Thursday, February 3, 2011

Fireworks on the Freeway

Every once in awhile, I'm called upon to do something millions of mothers do every day without incident. For some reason, I find it to be one of the most painful tasks conceivable. I'd rather spend some drill time in a dentist's chair than do this: pick my kids up from the sitter.

I work from home and I totally get that I'm blessed, my boss is the greatest human being ever, yada yada yada. But sometimes it is unavoidable - I must swap out my PJs for real people clothes and work off premises. This is all good and well until our beloved nanny Norma - a person that is on the short, short list of human beings I cannot live without - offers to take the kids home with her. I can just swing by and pick them up on my way home. This is very generous on her part because it usually means she hangs on to them longer than she should.

HOWEVER.

Every time I pick the kids up, #1 freaks out because he simply does not want to go home with me. He wants to stay and play with Norma and I have to hear him scream and cry about it all the way home. There's a couple of key things to consider here before passing judgement on me. 1) I pick them up right during the heart of rush hour traffic. The ride home usually lasts anywhere from 45 minutes to an hour, and #1 doesn't usually calm down until we're pulling up to the driveway. 2) Although I know how to get to Norma's house, I don't exactly know how to find the freeway from there. And so you say, "Hey dumbass, why don't you just retrace your steps from how you got there?" To which I would reply, "Because then I'd have to go north to go south and I hate backtracking more than I hate that you just called me a dumbass." So I end up driving around, trying to figure out where the hell I am, weaving in and out of good and bad neighborhoods, all while #1 is saying things like, "No Mommy! Stop the car! I want to get out now, please! I want Noooooooooooooooooooooooooooooooorma!"

Sometimes I turn the music up louder, but then I feel bad for #2 who is patiently waiting for me to find my way. He gets me. He lets me be me and figure out my way in life, unlike #1 who has already told me, at the ripe age of 3.5, that he doesn't like me anymore. They grow up so fast, don't they?

Anyway, after going through all this drama a few too many times, I finally figured out what the hell will calm the little maniac down. For some reason, brake lights remind #1 of fireworks, which prompts him to ask me to sing the Fireworks Song. Do you know that one? I bet you do. It's a little number by Francis Scott Key, AKA The Star Spangled Banner.
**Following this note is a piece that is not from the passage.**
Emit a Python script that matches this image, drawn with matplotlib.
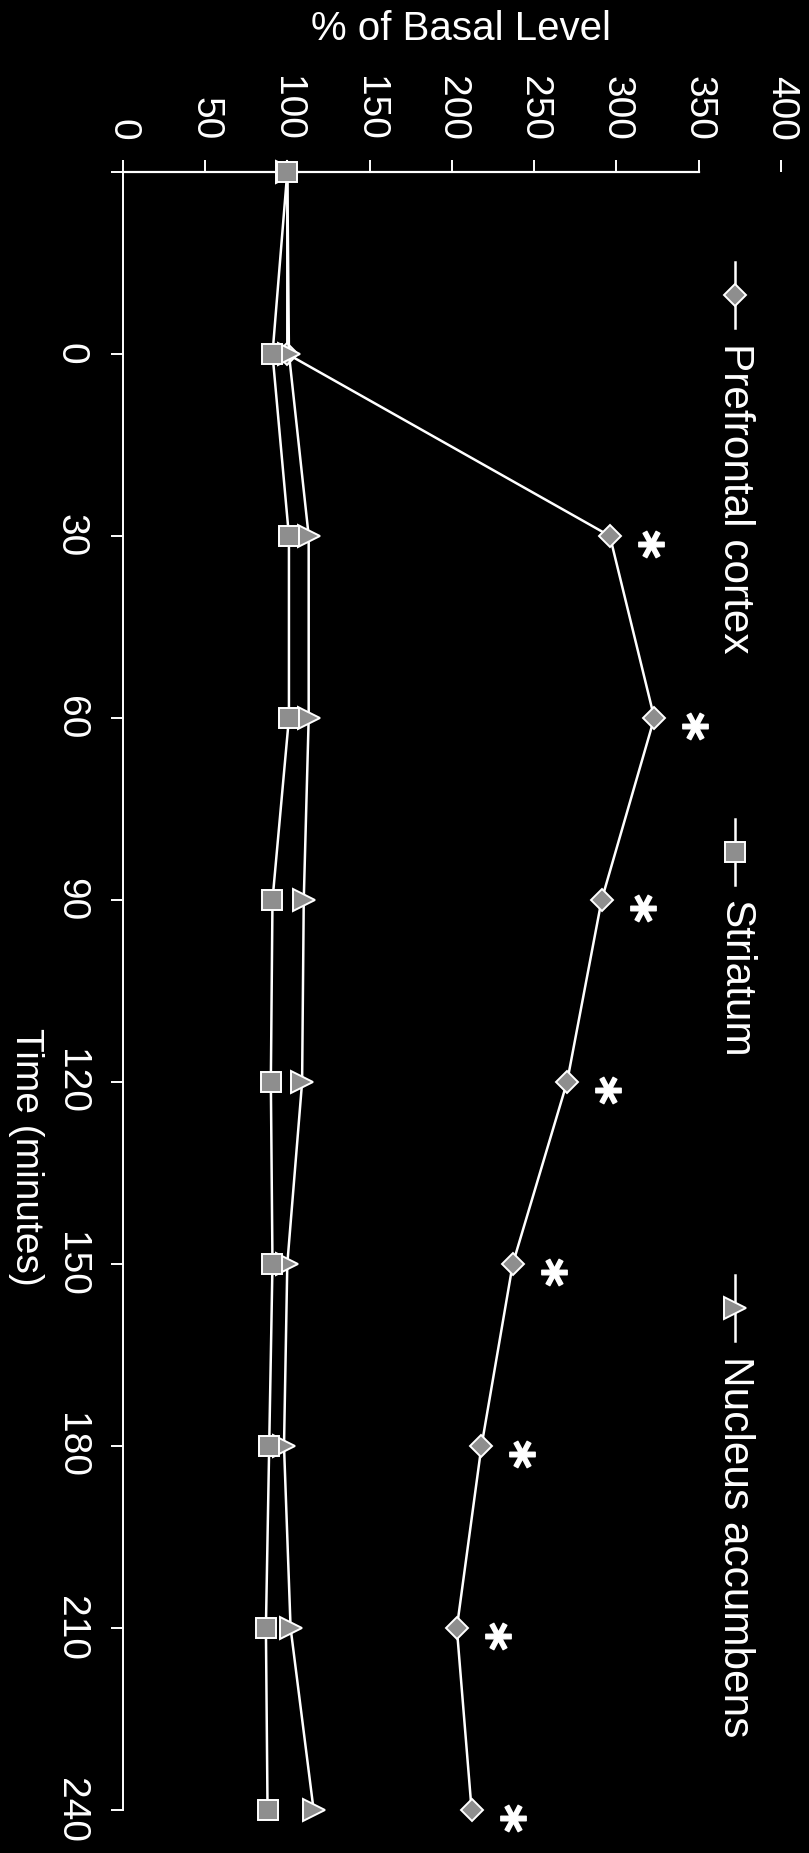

By the way, I happen to think The Star Spangled Banner is one of the most beautiful songs ever written. I get teary eyed even when I sing it (just so you know, my vocals are akin to Alfalfa from The Little Rascals). Some day I dream of doing this songs justice by learning all the actual words.

Anyway, tonight after I sang it about twenty times and we were driving up the hill, 60 seconds away from our house, #1 said, "Mommy, I'm not sad anymore. I'm happy now."

And I was happy too. Happy for my kid. Happy for America. Happy to be home.